Synthetic biology costs are rapidly falling, so success in this area could rapidly become affordable after the initial development.

George has had a number of commercial successes using synthetic biology to develop biofuels and industrial products. The costs and precision of gene synthesis and gene therapy are rapidly falling (falling faster than Moore’s law lowering the cost of electronics). I think significant treatments could arise from the synthetic biology area in the 7 to 30 year timeframe.

Molecular nanotechnology has the potential to enable radically improved nanomedicine. Molecular nanotechnology could be used to make any SENS therapies more effective and could enhance the effectiveness and affordability of synthetic biology. There are significant capabilities now with DNA nanotechnology. I believe that full blown molecular nanotechnology will be developed in 10-40 years.

Countries now with life expectancy at about 80 or higher

The countries with higher life expectancy (80 or higher) are not weaker economies or economies with less dynamic innovation than those countries with life expectancy below 70.

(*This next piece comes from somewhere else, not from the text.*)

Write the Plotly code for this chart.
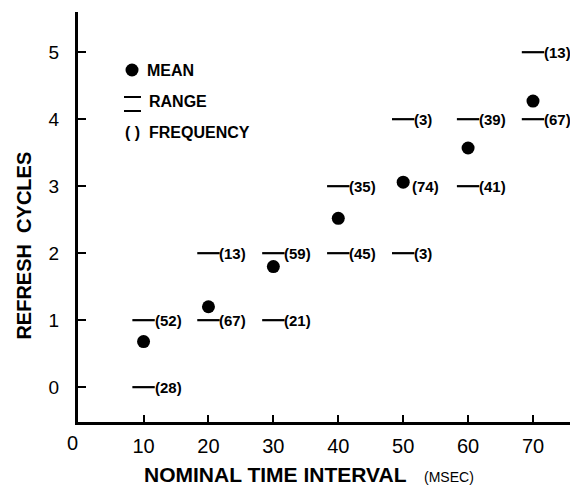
import plotly.graph_objects as go

# ---- data ----
intervals = [10, 20, 30, 40, 50, 60, 70]
mean_cycles = [0.68, 1.20, 1.80, 2.52, 3.06, 3.57, 4.27]

range_x = [10, 10, 20, 20, 30, 30, 40, 40, 50, 50, 50, 60, 60, 70, 70]
range_y = [0, 1, 1, 2, 1, 2, 2, 3, 2, 3, 4, 3, 4, 4, 5]
range_freq = [28, 52, 67, 13, 21, 59, 45, 35, 3, 74, 3, 41, 39, 67, 13]

x_tick_vals = [0, 10, 20, 30, 40, 50, 60, 70]
x_tick_text = ["0", "10", "20", "30", "40", "50", "60", "70"]
y_tick_vals = [0, 1, 2, 3, 4, 5]
y_tick_text = ["0", "1", "2", "3", "4", "5"]

FONT = "Liberation Sans"

# range dashes hidden where the mean dot sits on them
def covered(x, y):
    m = mean_cycles[intervals.index(x)]
    return abs(m - y) < 0.1

dash_x = [x for x, y in zip(range_x, range_y) if not covered(x, y)]
dash_y = [y for x, y in zip(range_x, range_y) if not covered(x, y)]

fig = go.Figure()
fig.add_trace(go.Scatter(
    x=dash_x, y=dash_y, mode="markers",
    marker=dict(symbol="line-ew", size=16, line=dict(width=2.2, color="black")),
    hoverinfo="skip", showlegend=False))
fig.add_trace(go.Scatter(
    x=intervals, y=mean_cycles, mode="markers",
    marker=dict(symbol="circle", size=13, color="black"),
    showlegend=False))

annotations = []
for x, y, f in zip(range_x, range_y, range_freq):
    annotations.append(dict(
        x=x, y=y, xref="x", yref="y", text=f"<b>({f})</b>", showarrow=False,
        xanchor="left", yanchor="middle", xshift=7 if covered(x, y) else 9,
        font=dict(family=FONT, size=15, color="black")))

# "0" label of the x axis sits just left of the vertical axis
annotations.append(dict(
    x=x_tick_vals[0], y=0, xref="x", yref="paper", text=x_tick_text[0],
    showarrow=False, xanchor="center", yanchor="top", xshift=-6, yshift=-8,
    font=dict(family=FONT, size=20, color="black")))

# legend (drawn in paper coordinates)
leg_font = dict(family=FONT, size=16, color="black", weight="bold")
annotations += [
    dict(x=0.136, y=0.8585, xref="paper", yref="paper", text="<b>MEAN</b>",
         showarrow=False, xanchor="left", yanchor="middle", font=leg_font),
    dict(x=0.1402, y=0.7805, xref="paper", yref="paper", text="<b>RANGE</b>",
         showarrow=False, xanchor="left", yanchor="middle", font=leg_font),
    dict(x=0.0915, y=0.7049, xref="paper", yref="paper", text="<b>( )  FREQUENCY</b>",
         showarrow=False, xanchor="left", yanchor="middle", font=leg_font),
]
shapes = [
    dict(type="circle", xref="paper", yref="paper", xsizemode="pixel", ysizemode="pixel",
         xanchor=0.1098, yanchor=0.8585, x0=-6.5, x1=6.5, y0=-6.5, y1=6.5,
         fillcolor="black", line=dict(width=0)),
    dict(type="line", xref="paper", yref="paper", x0=0.0935, x1=0.128, y0=0.7927, y1=0.7927,
         line=dict(width=2, color="black")),
    dict(type="line", xref="paper", yref="paper", x0=0.0935, x1=0.128, y0=0.7585, y1=0.7585,
         line=dict(width=2, color="black")),
]

# axis titles
annotations += [
    dict(x=0.47, y=-0.128, xref="paper", yref="paper",
         text="<b>NOMINAL TIME INTERVAL</b>\u00a0\u00a0 <span style='font-size:14px'>(MSEC)</span>",
         showarrow=False, xanchor="center", yanchor="middle",
         font=dict(family=FONT, size=21, color="black")),
    dict(x=-0.11, y=0.43, xref="paper", yref="paper",
         text="<b>REFRESH\u00a0 CYCLES</b>", textangle=-90,
         showarrow=False, xanchor="center", yanchor="middle",
         font=dict(family=FONT, size=20, color="black")),
]

# the page body has an 8px margin, so the figure is made 8px smaller
fig.update_layout(
    width=570, height=481,
    margin=dict(l=70, r=8, t=4, b=67),
    paper_bgcolor="white", plot_bgcolor="white",
    annotations=annotations, shapes=shapes,
    font=dict(family=FONT, color="black"),
    xaxis=dict(range=[-0.1, 75.7], showgrid=False, zeroline=False,
               showline=True, linewidth=3, linecolor="black",
               ticks="inside", ticklen=7, tickwidth=2, tickcolor="black",
               tickvals=x_tick_vals[1:], ticktext=x_tick_text[1:],
               tickfont=dict(family=FONT, size=20, color="black"),
               ticklabelstandoff=4),
    yaxis=dict(range=[-0.52, 5.6], showgrid=False, zeroline=False,
               showline=True, linewidth=3, linecolor="black",
               ticks="inside", ticklen=8, tickwidth=2, tickcolor="black",
               tickvals=y_tick_vals, ticktext=y_tick_text,
               tickfont=dict(family=FONT, size=19, color="black"),
               ticklabelstandoff=12),
)

fig.write_html("out.html")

Note that there is also nearly a 100% gap between the longest lived people and the shortest. The shortest have life expectancy in the 40s while many people have life expectancy in the 80s and even 90s (some sub-populations). Medical treatment and wealth enables wealthier people to live 6 years longer within the same country and 30 years longer between countries. There has not been global or national unrest related to that particular topic. There have been demonstrations like the occupy movement and economic injustice but not specifically focused on life extending medicine. There are some demonstrations and political movements for access to medical care but those are a fraction of the amount for jobs or to protect jobs or against high food prices.